FEI Daily: What are the KPIs a CFO dashboard should have?

Gabauer: It varies based on the firm, but I will tell you for me the most important one (from an investment firm perspective) is your value. What's our year over year? Our IRR, if you will.

Then I think it's important for your financial controllers and your CFOs expenses, right? Now you're getting into your traditional financial statements of what are your revenues, what are your expenses? If you have operating companies, you're going to want to understand your cash flow so your cash flow is going to become very important. We use the traditional financials to see what our expenses look like in a traditional P&L and it allows us to manage our expenses and our operating capital from that piece.

Then the third piece is your leverage. Is your portfolio leveraged or are you short? Then you really know what your debt and your ratios look like. Those are the high-level big ones that I would expect that you would want. Then of course as you go further down depending on what you're looking at you can have other stuff on there. You can look at your balance sheet and certain pieces of your balance sheet. From an executive position those are the ones where I want to be able to pull up at any point in time. To be able to say this is where we're at, this is where the firm's at. Also, if you construct the dashboard the right way you can really see what your portfolio mix is as well. Those key information indicators at the beginning that we just talked about, each one of those can be looked at in multiple ways.
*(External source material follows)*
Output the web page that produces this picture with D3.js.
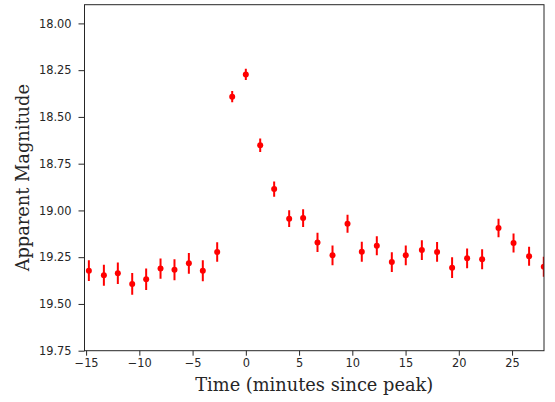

FEI Daily: What are the challenges that dashboards can help solve?

Gabauer: Quick information. Information that's always updated. One of the nice things about having a dashboard attached to software is as you make entries or update that software it should update that dashboard. When you have a potential deal that you got short notice or you have a potential investment to make or a decision to make, you don't have to go back and recreate entire Excel spreadsheets, updating certain days or certain weeks of a spreadsheet, and you're not reliant on all these formulas that inevitably cause problems.

Then accuracy. We live in a very fast-paced world. One of the things that scares me about the spreadsheet world versus the dashboard world is it takes one zero to make a million, 10 million, and now you have a nine million dollar problem.

FEI Daily: Where do you begin when it comes to implementing a dashboard? What's the first step?

Gabauer: I would say the first thing you need to do is have somebody that's fairly creative and open-minded. You're going to have your CFO, your controller, your CEO that's going to have what they want. It's about understanding what senior management and the board of directors needs. It's understanding what information has to be provided and then the next piece is somebody with a creative mind that likes to explore software, that thinks outside the box on how to use it.

One of the constraints that you see is that someone looks at it and says, "Well we can't do that because we did it in Excel and there's no way to do that in the software." You have to have somebody that's a change agent, that looks at everything a little bit different to put the dashboard together.

That's the key person in that process. They're going to need to know the software, they're going to have to be able to interact with senior management or be part of senior management, one of the two, but then also have that same skill set to be able to deal with lower level employees that are going to be more into the details of the information you're trying to consolidate up to senior management. They really become a go-between between your employees versus your senior management and finding that particular person is probably where you would start first and also probably one of the bigger challenges.